Foreign fighters on both ends of the conflict flood into Syria, hoping to turn the tides in a country where little more than rubble is left of most cities. A family of 150 Kazakh jihadists, including women and small children, arrive in northern Syria to try to help topple the regime of embattled President Bashar Al Assad. Meanwhile, a team of Russian mercenaries, beholden to Assad, is discovered to have operated near an oil field in Deir Ez Zor after an ISIS member discovers a foreign ID card accidentally left behind. As the winter months approach, disease, malnutrition and starvation affect those Syrian citizens that have not evacuated the country. Polio, a virus that has been eradicated in the United States for over 25 years, surfaces in Deir Ez Zor, Damascus, and Aleppo. The Syrian government meets the first deadline for disposing of their chemical weapons with all of their manufacturing facilities being successfully dismantled. However, the Organization for the Prohibition of Chemical Weapons says that although they have located most of Assad's stockpiles, the complex instability in places like Homs has made it difficult to verify if clusters of Mustard, VX, and Sarin gas still exist amidst the daily firefights. ISIS soldiers continue to push westward against the Free Syrian Army, eventually taking control of Bab Al Hawa, the Turkish border crossing that was both a FSA stronghold and a transport lifeline for foreign arms and medical supplies. The UN and other international organizations, unable to verify mounting fatality figures in Syria, start to abandon their death toll tallies. The numbers continue to soar while the identities of the deceased gradually disappear, namelessly, without reason or record. 

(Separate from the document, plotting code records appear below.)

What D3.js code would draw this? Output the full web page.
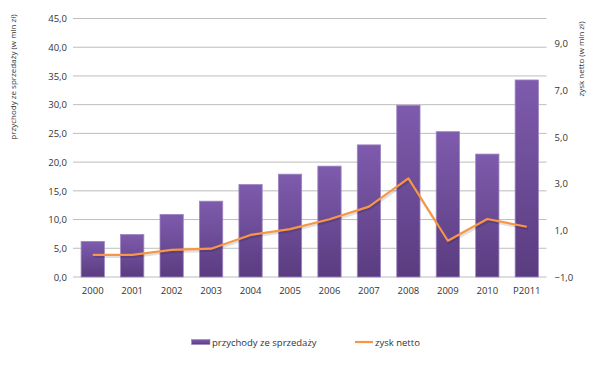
<!DOCTYPE html>
<html>
<head>
<meta charset="utf-8">
<script src="https://cdn.jsdelivr.net/npm/d3@7"></script>
<style>
  body { margin: 0; background: #fff; }
  text { font-family: "Open Sans", "DejaVu Sans", sans-serif; fill: #333; }
</style>
</head>
<body>
<div id="chart"></div>
<script>
var years = ["2000", "2001", "2002", "2003", "2004", "2005", "2006", "2007", "2008", "2009", "2010", "P2011"];
var revenue = [6.2, 7.4, 10.9, 13.2, 16.1, 17.9, 19.3, 23.0, 29.9, 25.3, 21.4, 34.3];
var profit = [-0.05, -0.05, 0.16, 0.21, 0.8, 1.05, 1.47, 2.01, 3.22, 0.55, 1.48, 1.15];
var leftTicks = [0, 5, 10, 15, 20, 25, 30, 35, 40, 45];
var rightTicks = [-1, 1, 3, 5, 7, 9];

var width = 600, height = 392;
var plotLeft = 73, plotRight = 546.5, plotTop = 18.5, plotBottom = 277;

var svg = d3.select("#chart").append("svg").attr("width", width).attr("height", height);

var x = d3.scaleBand().domain(years).range([plotLeft, plotRight]).paddingInner(0.41).paddingOuter(0.205);
var yLeft = d3.scaleLinear().domain([0, 45]).range([plotBottom, plotTop]);
var yRight = d3.scaleLinear().domain([-1, 10.06]).range([plotBottom, plotTop]);

var fmt = function(v) { return d3.format(".1f")(v).replace(".", ","); };

// gradient for bars
var grad = svg.append("defs").append("linearGradient").attr("id", "barGrad")
    .attr("x1", 0).attr("y1", 0).attr("x2", 0).attr("y2", 1);
grad.append("stop").attr("offset", "0%").attr("stop-color", "#7e5bad");
grad.append("stop").attr("offset", "100%").attr("stop-color", "#5a3c80");

// gridlines
svg.append("g").selectAll("line").data(leftTicks).enter().append("line")
    .attr("x1", plotLeft).attr("x2", plotRight)
    .attr("y1", function(d) { return yLeft(d); }).attr("y2", function(d) { return yLeft(d); })
    .attr("stroke", "#bdbdbd").attr("stroke-width", 1);

// left axis
var leftAxis = svg.append("g").attr("transform", "translate(" + (plotLeft - 6) + ",0)")
    .call(d3.axisLeft(yLeft).tickValues(leftTicks).tickFormat(fmt).tickSize(0));
leftAxis.select(".domain").remove();
leftAxis.selectAll("text").style("font-size", "9.5px").attr("dy", "0.35em").attr("x", 0);

// right axis
var rightAxis = svg.append("g").attr("transform", "translate(" + (plotRight + 8) + ",0)")
    .call(d3.axisRight(yRight).tickValues(rightTicks).tickFormat(fmt).tickSize(0));
rightAxis.select(".domain").remove();
rightAxis.selectAll("text").style("font-size", "9.5px").attr("dy", "0.35em").attr("x", 0);

// x axis
var xAxis = svg.append("g").attr("transform", "translate(0," + plotBottom + ")")
    .call(d3.axisBottom(x).tickSize(0));
xAxis.select(".domain").remove();
xAxis.selectAll("text").style("font-size", "9.5px").attr("dy", "0.71em").attr("y", 10);

// bars
svg.append("g").selectAll("rect").data(revenue).enter().append("rect")
    .attr("x", function(d, i) { return x(years[i]); })
    .attr("y", function(d) { return yLeft(d); })
    .attr("width", x.bandwidth())
    .attr("height", function(d) { return yLeft(0) - yLeft(d); })
    .attr("fill", "url(#barGrad)")
    .attr("stroke", "#9d86c0").attr("stroke-width", 0.8);

// line with soft shadow
var line = d3.line()
    .x(function(d, i) { return x(years[i]) + x.bandwidth() / 2; })
    .y(function(d) { return yRight(d); });

svg.append("path").datum(profit).attr("d", line)
    .attr("fill", "none").attr("stroke", "#000").attr("stroke-opacity", 0.12)
    .attr("stroke-width", 2.5).attr("transform", "translate(1,2)");
svg.append("path").datum(profit).attr("d", line)
    .attr("fill", "none").attr("stroke", "#f79646").attr("stroke-width", 2.2)
    .attr("stroke-linejoin", "round");

// axis titles
svg.append("text").attr("transform", "translate(16,77) rotate(-90)")
    .attr("text-anchor", "middle").style("font-size", "8px")
    .text("przychody ze sprzedaży (w mln zł)");
svg.append("text").attr("transform", "translate(584,59) rotate(-90)")
    .attr("text-anchor", "middle").style("font-size", "8px")
    .text("zysk netto (w mln zł)");

// legend
var legend = svg.append("g");
legend.append("rect").attr("x", 191.5).attr("y", 339.5).attr("width", 18.5).attr("height", 5)
    .attr("fill", "url(#barGrad)").attr("stroke", "#9d86c0").attr("stroke-width", 0.6);
legend.append("text").attr("x", 212).attr("y", 346).style("font-size", "9.5px").text("przychody ze sprzedaży");
legend.append("line").attr("x1", 355).attr("x2", 373).attr("y1", 342).attr("y2", 342)
    .attr("stroke", "#f79646").attr("stroke-width", 2.2);
legend.append("text").attr("x", 375).attr("y", 346).style("font-size", "9.5px").text("zysk netto");
</script>
</body>
</html>
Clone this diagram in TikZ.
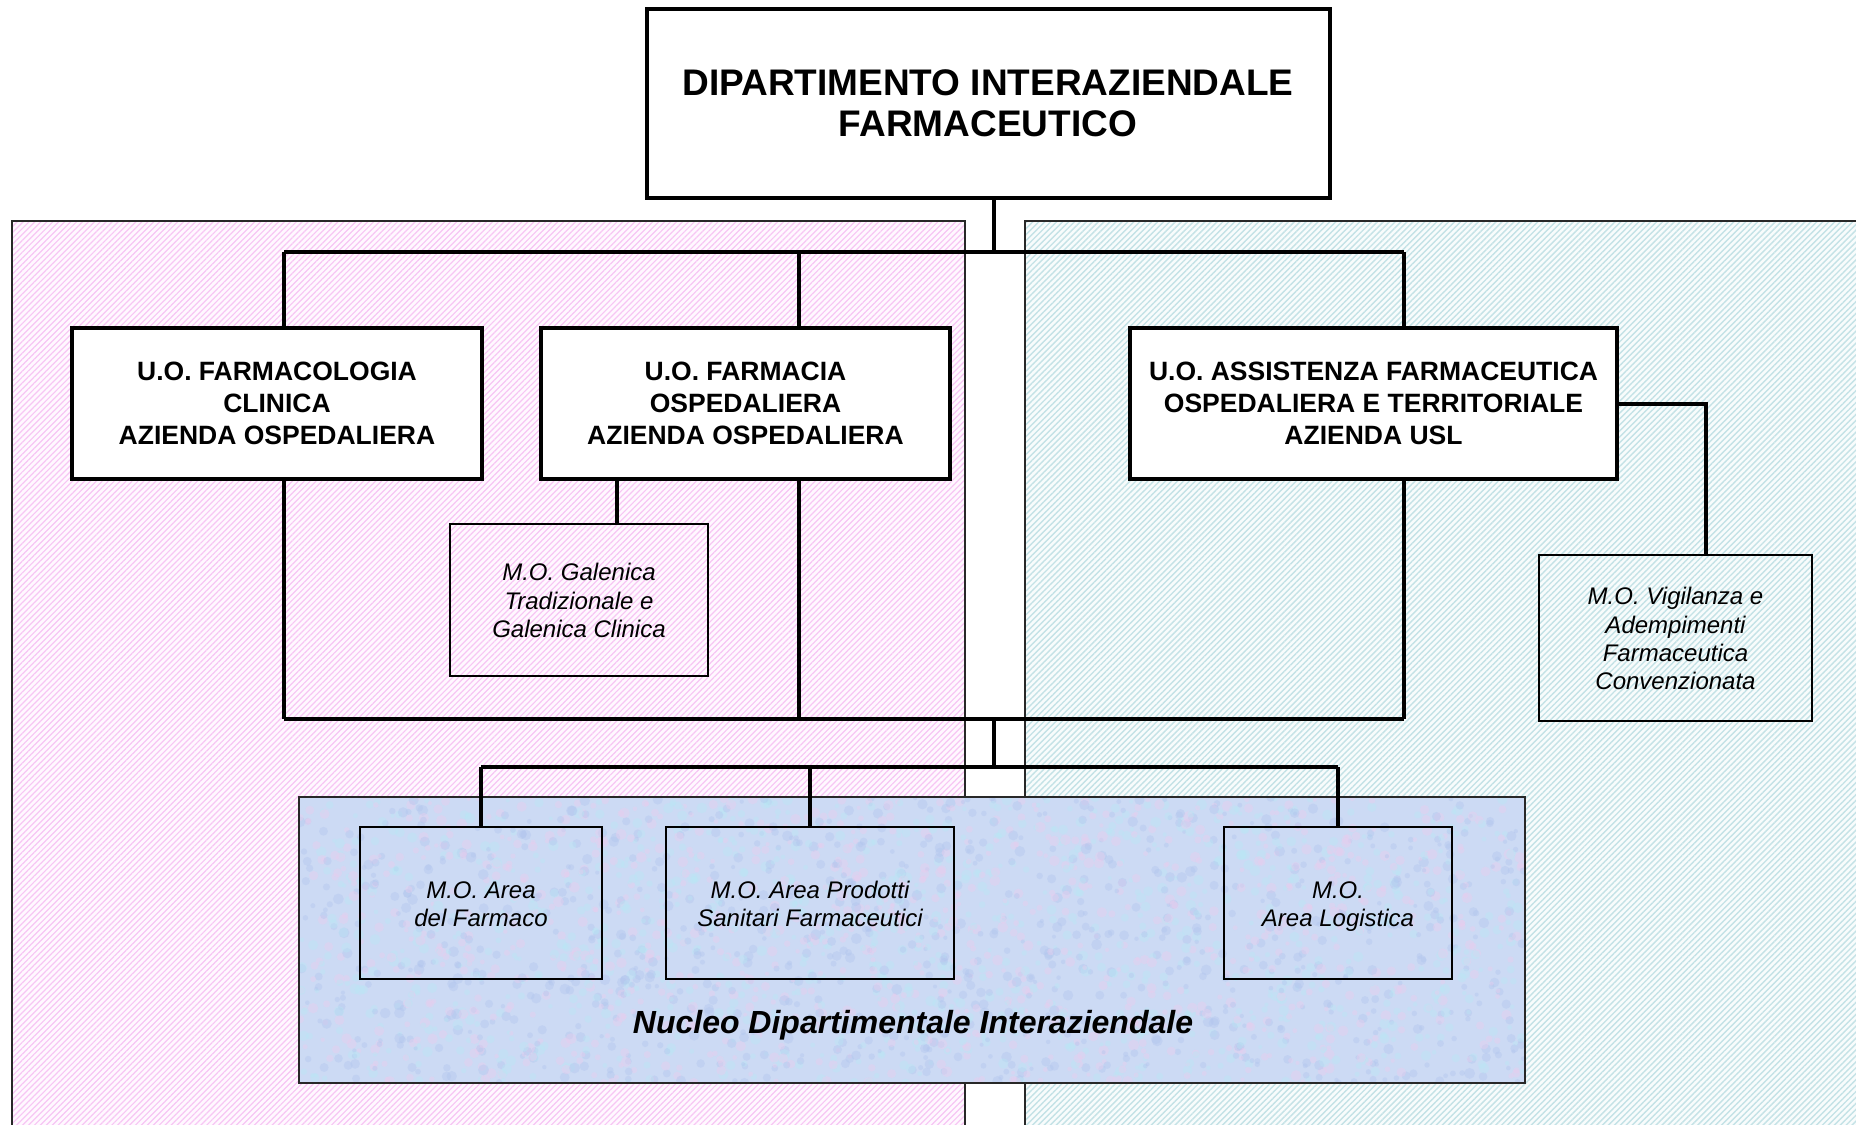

Back in New York, you are nominated for several reporting awards per your work in Syria. You are one of the only journalists who remained in the country for nearly the entire duration of the conflict. In the subway you look around at people on their phones, talking to each other, laughing. You observe the quality of life in which they all live, how it is so drastically different in places like Aleppo and Homs, how they can't even begin to understand. You are asked to speak at a handful of fundraisers, several liberal arts colleges, and the Overseas Press Club Awards. You agree to do some out of respect but decline the majority. You think about all the people whose names will eventually be forgotten as more and more are killed in Syria and you think about how strange it is that you somehow like it better there in the shit than you do here, in the city so nice they named it twice. Really all you are thinking about now is how it's too hard to walk around, to assimilate back into society. All you are thinking about, really, is when you will fly back to Beirut and then how you will never come back here ever again.